Sunday, August 26, 2007
Where's Osama?
While most of America has ceased to ask this question, knowing full well Our Dear Embattled Leader has no intention of catching him and losing his prime boogeyman, the full story of what was and what might have been in the early days of the chase are in Newsweek today.
How can that be? With all its spy satellites and aerial drones, killer commandos and millions in reward money, why can't the world's greatest superpower find a middle-aged, possibly ill, religious fanatic with a medieval mind-set? The short answer, sometimes overlooked, is that good, real-time intelligence about the enemy is hard to come by in any war, and manhunts are almost always difficult, especially if the fugitive can vanish into a remote region with a sympathetic population. (Think how long—five years—it took the FBI to track down Eric Rudolph, the Atlanta Olympic bomber, in the wilds of North Carolina.) That said, the U.S. government has made the job harder than necessary. The Iraq War drained resources from the hunt, and some old bureaucratic bugaboos—turf battles and fear of risk—undermined the effort. The United States can't just barge into Pakistan without upsetting, and possible dooming, President Pervez Musharraf, who seems to lurch between trying to appease his enemies and riling them with heavy-handed repression.A long read, but worth the time needed to read.

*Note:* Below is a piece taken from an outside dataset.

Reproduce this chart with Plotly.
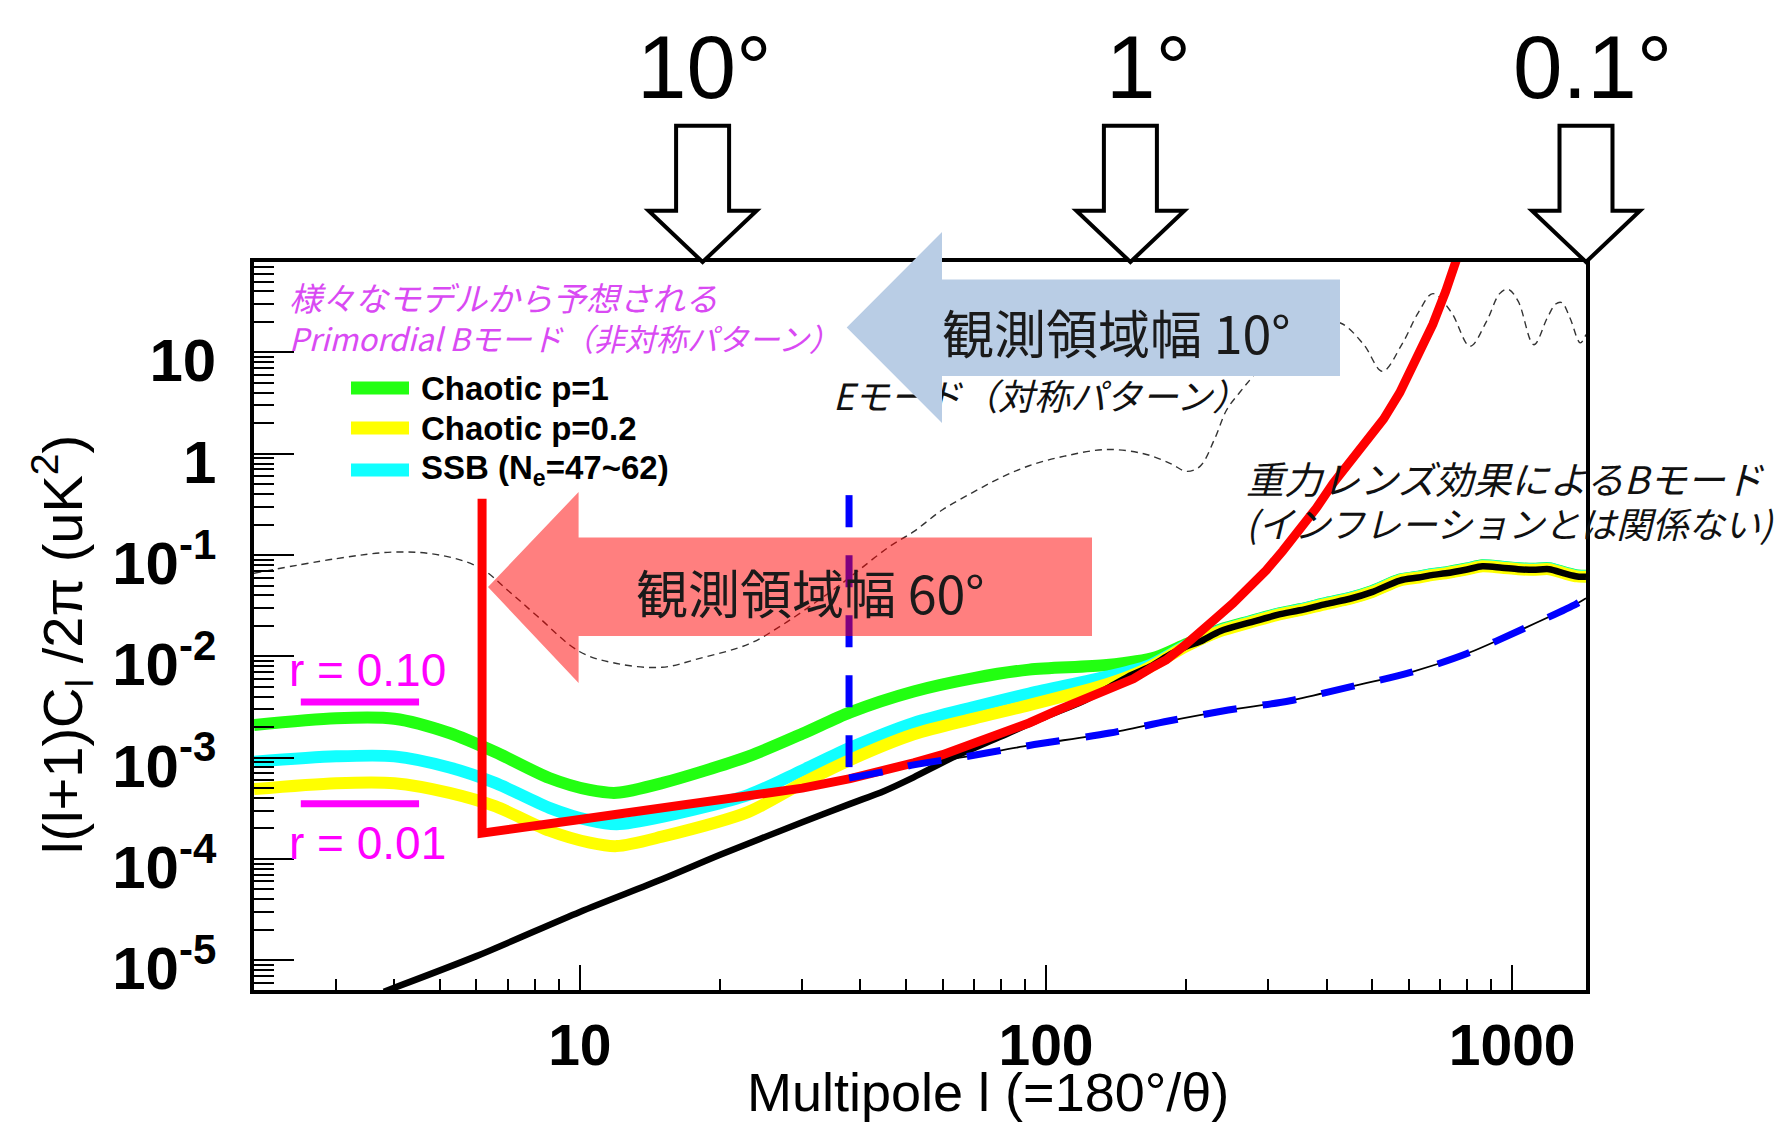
import plotly.graph_objects as go

# ---------------- data ----------------
# E-mode spectrum (thin dashed)
ell_E = [2, 3, 4, 5, 6.1, 7, 8.1, 10, 12, 15, 18, 23, 27, 32, 36, 40, 46, 52, 60, 70, 80, 92, 110, 135,
         162, 185, 200, 214, 230, 244, 260, 278, 320, 370, 428, 480, 527, 580, 630, 676, 740, 812, 880,
         940, 980, 1030, 1113, 1190, 1240, 1278, 1330, 1400, 1440]
cl_E = [0.066, 0.092, 0.107, 0.100, 0.075, 0.045, 0.025, 0.0111, 0.0085, 0.0078, 0.0095, 0.0132, 0.020,
        0.034, 0.05, 0.073, 0.12, 0.17, 0.28, 0.42, 0.58, 0.76, 0.95, 1.1, 1.0, 0.8, 0.67, 0.75, 1.4, 2.7,
        4.0, 5.8, 12, 20, 19.5, 12, 6.5, 12, 25, 38, 25, 11.5, 20, 38, 42, 32, 11.9, 22, 30, 31, 22, 12.4, 15]

# high-l multipoles shared by the model curves
ell_hi = [237, 273, 315, 351, 400, 449, 500, 574, 630, 676, 720, 800, 863, 950, 1030, 1110, 1200, 1300, 1380, 1440]

# Chaotic p=1 (green)
ell_green = [2, 3, 4, 5.25, 6.6, 8.6, 10.5, 12, 15, 23, 30, 38, 52, 70, 92, 135, 172, 200] + ell_hi
cl_green = [2.1e-3, 2.45e-3, 2.42e-3, 1.75e-3, 1.13e-3, 6.3e-4, 4.8e-4, 4.5e-4, 5.6e-4, 1.03e-3, 1.72e-3,
            2.8e-3, 4.5e-3, 6.1e-3, 7.4e-3, 8.2e-3, 9.8e-3, 0.0132,
            0.0184, 0.0221, 0.0264, 0.0292, 0.0337, 0.0378, 0.0440, 0.0572, 0.0613, 0.0651, 0.0674,
            0.0736, 0.0792, 0.0767, 0.0741, 0.0730, 0.0741, 0.0670, 0.0629, 0.0624]

# SSB (cyan)
ell_cyan = [2, 3, 4, 5.25, 6.6, 8.6, 10.5, 12, 15, 23, 30, 38, 52, 70, 92, 135, 165, 200] + ell_hi
cl_cyan = [9.1e-4, 1.03e-3, 1.03e-3, 8.0e-4, 5.6e-4, 3.2e-4, 2.4e-4, 2.2e-4, 2.6e-4, 4.3e-4, 7.5e-4,
           1.25e-3, 2.2e-3, 3.16e-3, 4.3e-3, 6.3e-3, 8.0e-3, 0.0128,
           0.0181, 0.0218, 0.0262, 0.0289, 0.0335, 0.0375, 0.0436, 0.0568, 0.0609, 0.0646, 0.0670,
           0.0731, 0.0786, 0.0761, 0.0736, 0.0725, 0.0736, 0.0665, 0.0624, 0.0619]

# Chaotic p=0.2 (yellow)
ell_yellow = [2, 3, 4, 5.25, 6.6, 8.6, 10.5, 12, 15, 23, 30, 38, 52, 70, 92, 135, 162, 200] + ell_hi
cl_yellow = [4.9e-4, 5.6e-4, 5.6e-4, 4.5e-4, 3.3e-4, 1.9e-4, 1.45e-4, 1.34e-4, 1.66e-4, 2.92e-4, 5.6e-4,
             9.5e-4, 1.7e-3, 2.43e-3, 3.3e-3, 5.3e-3, 7.3e-3, 0.0126,
             0.0178, 0.0215, 0.0258, 0.0285, 0.0330, 0.0370, 0.0430, 0.0560, 0.0600, 0.0637, 0.0660,
             0.0720, 0.0775, 0.0750, 0.0725, 0.0714, 0.0725, 0.0655, 0.0615, 0.0610]

# Gravitational-lensing B-mode (black)
ell_lens = [3.8, 6, 10, 15, 20, 30, 38, 45, 52, 63, 80, 100, 120, 135, 150, 167, 185, 200, 214] + ell_hi
cl_lens = [4.9e-6, 1.1e-5, 3.0e-5, 6.3e-5, 1.1e-4, 2.3e-4, 3.5e-4, 4.7e-4, 6.4e-4, 1.0e-3, 1.62e-3,
           2.55e-3, 3.6e-3, 4.8e-3, 6.3e-3, 7.9e-3, 0.0105, 0.0125, 0.0140,
           0.0178, 0.0215, 0.0258, 0.0285, 0.0330, 0.0370, 0.0430, 0.0560, 0.0600, 0.0637, 0.0660,
           0.0720, 0.0775, 0.0750, 0.0725, 0.0714, 0.0725, 0.0655, 0.0615, 0.0610]

# 60 deg survey sensitivity (red)
ell_red = [6.17, 6.17, 10, 15, 20, 30, 38, 45, 52, 60, 70, 80, 92, 106, 122, 138, 154, 170, 181, 197, 214,
           232, 252, 274, 297, 322, 351, 380, 413, 448, 487, 530, 574, 625, 676, 720, 753, 790]
cl_red = [0.36, 1.8e-4, 2.45e-4, 3.2e-4, 3.9e-4, 5.0e-4, 6.2e-4, 7.4e-4, 8.9e-4, 1.07e-3, 1.38e-3, 1.7e-3,
          2.2e-3, 2.95e-3, 3.9e-3, 5.0e-3, 6.0e-3, 7.9e-3, 9.2e-3, 0.0125, 0.0169, 0.024, 0.0335, 0.049,
          0.071, 0.11, 0.177, 0.29, 0.51, 0.82, 1.28, 2.2, 4.0, 8.5, 19, 40, 77, 140]

# 10 deg survey sensitivity (blue dashed)
ell_blue_edge = [37.8, 37.8]
cl_blue_edge = [0.39, 6.3e-4]
ell_blue = [37.8, 45, 52, 67, 92, 137, 183, 246, 334, 449, 603, 798, 1064, 1374, 1440]
cl_blue = [6.3e-4, 7.3e-4, 8.5e-4, 1.02e-3, 1.32e-3, 1.75e-3, 2.3e-3, 2.95e-3, 3.65e-3, 5.0e-3, 6.9e-3,
           1.06e-2, 1.9e-2, 3.3e-2, 3.75e-2]
# thin black line under the blue dashed one
ell_thin = [35.5] + ell_blue
cl_thin = [6.2e-4] + cl_blue

# tensor-to-scalar ratio markers
r_labels = ["r = 0.10", "r = 0.01"]
r_ell = [2.52, 4.52]
r_levels = [3.55e-3, 3.5e-4]

legend_labels = ["Chaotic p=1", "Chaotic p=0.2", "SSB (N<sub>e</sub>=47~62)"]
legend_colors = ["#22FF11", "#FFFF00", "#11FFFF"]

angle_labels = ["10°", "1°", "0.1°"]

x_ticks = [10, 100, 1000]
x_ticktext = ["10", "100", "1000"]
y_ticks = [1e-5, 1e-4, 1e-3, 1e-2, 1e-1, 1, 10]
y_ticktext = ["10<sup>-5</sup>", "10<sup>-4</sup>", "10<sup>-3</sup>", "10<sup>-2</sup>",
              "10<sup>-1</sup>", "1", "10"]

# ---------------- layout helpers ----------------
W, H = 1784, 1124
PL, PR, PT, PB = 254, 1586, 262, 990


def fx(x):
    return (x - PL) / (PR - PL)


def fy(y):
    return (PB - y) / (PB - PT)


def path(points):
    s = "M " + " L ".join(f"{fx(x):.5f},{fy(y):.5f}" for x, y in points) + " Z"
    return s


JP = "Noto Sans CJK JP"
SANS = "Liberation Sans, Arial, sans-serif"
MAGENTA = "#FF00FF"
VIOLET = "#D94AF3"

fig = go.Figure()


def line(x, y, color, width, dash=None, shape="spline", smoothing=0.8):
    fig.add_trace(go.Scatter(x=x, y=y, mode="lines",
                             line=dict(color=color, width=width, dash=dash, shape=shape,
                                       smoothing=smoothing if shape == "spline" else None),
                             hoverinfo="skip", showlegend=False))


line(ell_E, cl_E, "#333333", 1.4, dash="7px,5px", smoothing=1.0)
line(ell_thin, cl_thin, "#000000", 1.8)
line(ell_green, cl_green, legend_colors[0], 12)
line(ell_cyan, cl_cyan, legend_colors[2], 12)
line(ell_yellow, cl_yellow, legend_colors[1], 12)
line(ell_lens, cl_lens, "#000000", 6.5)
line(ell_red, cl_red, "#FF0000", 9, shape="linear")
line(ell_blue_edge, cl_blue_edge, "#0000FF", 7, dash="32px,28px", shape="linear")
line(ell_blue, cl_blue, "#0000FF", 7, dash="34px,26px")
for lev in r_levels:
    line(r_ell, [lev, lev], MAGENTA, 7, shape="linear")

# E-mode label as a text trace (partly hidden under the blue arrow like the original)
fig.add_trace(go.Scatter(x=[34.9], y=[3.3], mode="text", text=["Eモード（対称パターン）"],
                         textposition="middle right", cliponaxis=False,
                         textfont=dict(family=JP, size=36, color="#111111", style="italic"),
                         hoverinfo="skip", showlegend=False))

shapes = []
# pink (60 deg) arrow, semi transparent
shapes.append(dict(type="path", xref="paper", yref="paper", layer="above",
                   path=path([(488, 587), (578.6, 492), (578.6, 537.5), (1092, 537.5), (1092, 636),
                              (578.6, 636), (578.6, 683)]),
                   fillcolor="rgba(255,0,0,0.5)", line=dict(width=0)))
# blue (10 deg) arrow
shapes.append(dict(type="path", xref="paper", yref="paper", layer="above",
                   path=path([(846.7, 327.5), (942, 232), (942, 279.6), (1340, 279.6), (1340, 376),
                              (942, 376), (942, 423)]),
                   fillcolor="#B9CDE5", line=dict(width=0)))
# hollow arrows at the top
for cx in [702.6, 1130.4, 1586]:
    shapes.append(dict(type="path", xref="paper", yref="paper", layer="above",
                       path=path([(cx - 26.5, 125.7), (cx + 26.5, 125.7), (cx + 26.5, 210.7),
                                  (cx + 54, 210.7), (cx, 262), (cx - 54, 210.7), (cx - 26.5, 210.7)]),
                       fillcolor="white", line=dict(color="black", width=4)))
# legend bars
legend_rows = [388, 428, 470]
for c, yc in zip(legend_colors, legend_rows):
    shapes.append(dict(type="rect", xref="paper", yref="paper", layer="above",
                       x0=fx(351), x1=fx(409), y0=fy(yc - 6.5), y1=fy(yc + 6.5),
                       fillcolor=c, line=dict(width=0)))

ann = []


def text(t, x, y, size, color="black", family=SANS, xanchor="center", style="normal",
         weight="normal", angle=0):
    ann.append(dict(text=t, x=fx(x), y=fy(y), xref="paper", yref="paper", xanchor=xanchor,
                    yanchor="middle", showarrow=False, textangle=angle,
                    font=dict(family=family, size=size, color=color, style=style, weight=weight)))


for lab, cx in zip(angle_labels, [704, 1148, 1593]):
    text(lab, cx, 67, 89)

text("観測領域幅 10°", 1116, 331, 52, color="#1a1a1a", family=JP)
text("観測領域幅 60°", 810, 591, 52, color="#1a1a1a", family=JP)

text("様々なモデルから予想される", 287, 297, 33, color=VIOLET, family=JP, xanchor="left", style="italic")
text("Primordial Bモード（非対称パターン）", 287, 337, 31, color=VIOLET, family=JP, xanchor="left",
     style="italic")

for lab, yc in zip(legend_labels, legend_rows):
    text(lab, 419, yc, 33, xanchor="left", weight="bold")

text(r_labels[0], 287, 670, 46, color=MAGENTA, xanchor="left")
text(r_labels[1], 287, 843, 46, color=MAGENTA, xanchor="left")

text("重力レンズ効果によるBモード", 1244, 477, 38, color="#111111", family=JP, xanchor="left",
     style="italic")
text("(インフレーションとは関係ない)", 1244, 522, 36, color="#111111", family=JP, xanchor="left",
     style="italic")

# axis titles (ROOT style, right aligned)
text("Multipole l (=180°/θ)", 988, 1092, 54)
text("l(l+1)C<sub>l</sub> /2π (uK<sup>2</sup>)", 62, 645, 56, angle=-90)

minor_x = [k * 10 ** d for d in range(0, 4) for k in range(2, 10) if 2 <= k * 10 ** d <= 1440]
minor_y = [k * 10.0 ** d for d in range(-6, 2) for k in range(2, 10) if 4.9e-6 <= k * 10.0 ** d <= 78]

fig.update_layout(
    width=W, height=H, autosize=False,
    margin=dict(l=PL, r=W - PR, t=PT, b=H - PB),
    plot_bgcolor="white", paper_bgcolor="white",
    shapes=shapes, annotations=ann, showlegend=False,
    xaxis=dict(type="log", range=[0.30103, 3.1584], showgrid=False, zeroline=False,
               showline=True, linecolor="black", linewidth=3.5, mirror=True,
               tickmode="array", tickvals=x_ticks, ticktext=x_ticktext,
               ticks="inside", ticklen=25, tickwidth=2, tickcolor="black",
               ticklabelstandoff=3,
               tickfont=dict(family=SANS, size=57, color="black", weight="bold"),
               minor=dict(tickmode="array", tickvals=minor_x, ticks="inside", ticklen=11,
                          tickwidth=2, tickcolor="black", showgrid=False)),
    yaxis=dict(type="log", range=[-5.293, 1.892], showgrid=False, zeroline=False,
               showline=True, linecolor="black", linewidth=3.5, mirror=True,
               tickmode="array", tickvals=y_ticks, ticktext=y_ticktext,
               ticks="inside", ticklen=40, tickwidth=2, tickcolor="black",
               ticklabelstandoff=22, ticklabelshift=8,
               tickfont=dict(family=SANS, size=60, color="black", weight="bold"),
               minor=dict(tickmode="array", tickvals=minor_y, ticks="inside", ticklen=20,
                          tickwidth=2, tickcolor="black", showgrid=False)),
)

fig.write_html("out.html", config={"displayModeBar": False},
               post_script="document.body.style.margin='0px';")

The story of the search for the men known to American spies and soldiers as high-value targets one and two (HVT 1 and HVT 2)—Osama bin Laden and his possibly more dangerous No. 2, Ayman al-Zawahiri—is a frustrating, at times agonizing, tale of missed opportunities, damned-if-you-do, damned-if-you-don't choices, and outright blunders. It has been related to NEWSWEEK by dozens of American, Pakistani and Afghan military and intelligence officials, as well as a few Qaeda sympathizers like Omar Farooqi. Capturing bin Laden "continues to be a huge priority," says Frances Fragos Townsend, President George W. Bush's chief counterterror adviser. It may be true, as Townsend points out, that Qaeda leaders do not have anything like the safe haven they enjoyed in Afghanistan before 9/11. But it is also true that Al Qaeda has been reconstituting itself in the mountains of Pakistan and Afghanistan, and that the terrorist organization is determined to stage more 9/11s, and maybe soon. "We have very strong indicators that Al Qaeda is planning to attack the West and is likely to attack, and we are pretty sure about that," says retired Vice Adm. John Redd, chief of the National Counterterrorism Center, which coordinates all U.S. intelligence in the so-called Global War on Terror (GWOT). Hank Crumpton, who ran the CIA's early hunt for bin Laden in 2001-02 as deputy chief of the agency's counterterrorism center and recently retired as the State Department's coordinator of counterterrorism, says, "It's bad; it's going to come."